OLR Bill Analysis
AN ACT CONCERNING THE DEPARTMENT OF CHILDREN AND FAMILIES' STANDARDS AND REPORTING REQUIREMENTS.
This bill requires the Department of Children and Families (DCF) commissioner to establish protocols for investigating reports of child abuse or neglect of children from birth to age three. The protocols must include:
1. heightened case supervision during the investigatory period,
2. frequent DCF personnel visitations to such children during that time,
3. documentation of case activities relevant to such children's safety and well-being, and
4. a case supervision tool specific to the unique needs and risk status of children in that age range.
The bill also increases the frequency with which DCF must perform certain investigations related to child abuse and neglect proceedings. In such proceedings, the court must schedule a preliminary hearing when it issues an order (1) to the child's parents or caregiver to appear in court to determine if the child should be temporarily placed outside the home during the proceedings or (2) ex parte (from the bench) vesting the child's care and custody temporarily with a relative, agency, or other person. In advance of the hearing, the child's parent or guardian may request DCF to investigate placing the child or youth with a relative as a licensed foster parent or temporary custodian. The bill requires DCF to investigate any such relative before the preliminary hearing, rather than requiring it to do so only when practicable.
The bill also (1) requires the department to include in the report it must submit to the court at the hearing any potential barriers to licensing the relative as a foster parent or granting him or her temporary custody of the child and (2) specifies that the report is preliminary. It requires DCF to report certain additional information to the court (1) 30 days after a child is adjudicated abused, neglected or uncared for, (2) 60 days after a child is committed to DCF based on such an adjudication, and (3) on an ongoing basis if there are concerns or risk factors related to children committed to the department or alleged to be abused or neglected.
Additionally, the bill requires DCF, by January 1, 2018, to begin annually reporting to the Children's Committee on its licensing practices.
EFFECTIVE DATE: July 1, 2017
DCF REPORTING REQUIREMENTS
The bill imposes on the department new judicial and legislative reporting requirements.
Reports to the Court
When a child is adjudicated abused, neglected, or uncared for and committed to DCF, the bill requires the commissioner to issue a report to the juvenile court within 30 days of the commitment. The report must contain the commissioner's assessment of the suitability of the child's placement and any potential licensing barriers, including whether a waiver from licensure requirements is needed to effectuate or license the placement. By law, DCF may grant waivers from certain licensing requirements to relatives or fictive kin caregivers, on a case-by-case basis, if the (1) placement is in the child's best interest and (2) waived procedure or standard is not safety-related.

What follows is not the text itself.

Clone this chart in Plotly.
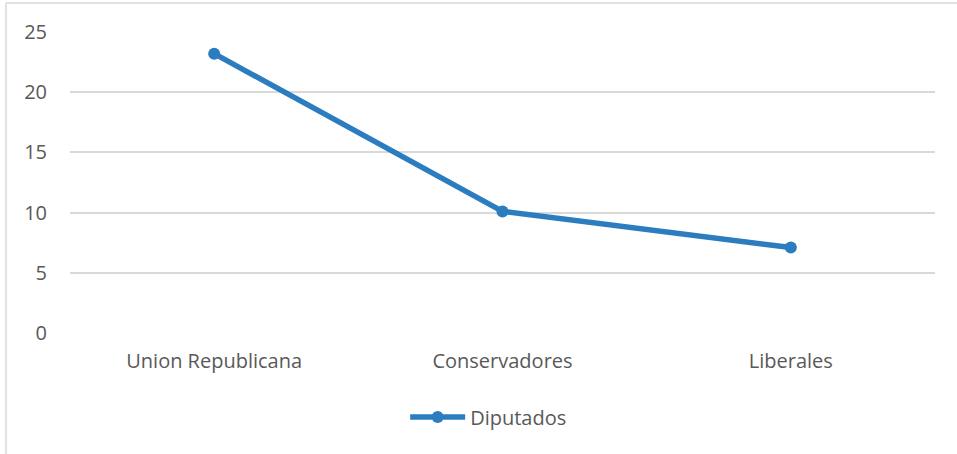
import plotly.graph_objects as go

categories = ["Union Republicana", "Conservadores", "Liberales"]
diputados = [23.2, 10.1, 7.1]
y_ticks = [0, 5, 10, 15, 20, 25]

W, H = 957, 454
ml, mr, mt, mb = 70, 22, 32, 121
pw, ph = W - ml - mr, H - mt - mb

def px_x(p):
    return (p - ml) / pw

def px_y(p):
    return (H - mb - p) / ph

FAM = "Open Sans, Noto Sans, sans-serif"
fig = go.Figure()
fig.add_trace(go.Scatter(
    x=categories, y=diputados, mode="lines+markers", name="Diputados",
    line=dict(color="#2C7DC0", width=5.5),
    marker=dict(color="#2C7DC0", size=12),
))

fig.update_layout(
    width=W, height=H,
    margin=dict(l=ml, r=mr, t=mt, b=mb),
    paper_bgcolor="white", plot_bgcolor="white",
    font=dict(family=FAM, size=20, color="#595959"),
    showlegend=True,
    legend=dict(orientation="h", x=0.484, xanchor="center", y=px_y(417), yanchor="middle",
                itemwidth=55,
                font=dict(family=FAM, size=20, color="#595959")),
    xaxis=dict(showgrid=False, showline=False, zeroline=False, ticks="",
               ticklabelstandoff=14,
               tickfont=dict(family=FAM, size=20, color="#595959"),
               range=[-0.5, 2.5]),
    yaxis=dict(range=[0, 25], tickvals=y_ticks, showgrid=True, gridcolor="#D9D9D9", gridwidth=1.5,
               zeroline=False, showline=False, ticks="", ticklabelstandoff=22,
               tickfont=dict(family=FAM, size=20, color="#595959")),
    shapes=[
        dict(type="line", xref="paper", yref="paper", x0=px_x(6), x1=px_x(6), y0=px_y(3), y1=px_y(H),
             line=dict(color="#D9D9D9", width=1.5)),
        dict(type="line", xref="paper", yref="paper", x0=px_x(6), x1=px_x(W), y0=px_y(3), y1=px_y(3),
             line=dict(color="#D9D9D9", width=1.5)),
    ],
)
fig.write_html("out.html")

Within 60 days of the commitment, the bill requires the commissioner to issue a second report to the court on the (1) child's medical, developmental, educational, and treatment needs and (2) commissioner's timeline for ensuring those needs are met.
The bill also requires the commissioner to report to the court, on an ongoing basis, any identified safety concerns or risk factors, including new allegations of abuse or neglect, that arise with respect to a child committed to DCF or for whom an abuse or neglect petition has been filed.
Report to the Children's Committee
The annual report to the Children's Committee must include:
1. the department's methods of ensuring it complies with statutory and regulatory foster care licensing regulations;
2. its methods of assessing the needs of children and youths in foster care and providing support for foster parents to help them meet such children's and youths' needs;
3. the safeguards it uses when it seeks to license a relative caregiver with (a) a history child abuse or neglect, (b) psychiatric illness, or (c) a criminal record;
4. its process for reversing a substantiated abuse or neglect finding or child abuse or neglect registry finding against a prospective relative caregiver;
5. for the past 12 months, the number of (a) child abuse and neglect reports involving children or youths in DCF licensed foster home and (b) such reports that were substantiated, and (c) foster home licenses that were revoked and applications that were denied;
6. the results of DCF's random audits of its licensing practices; and
7. information on the number and type of licensed foster home safety concerns the department identified through its assessment of its regulatory compliance system and any corresponding corrective actions it took.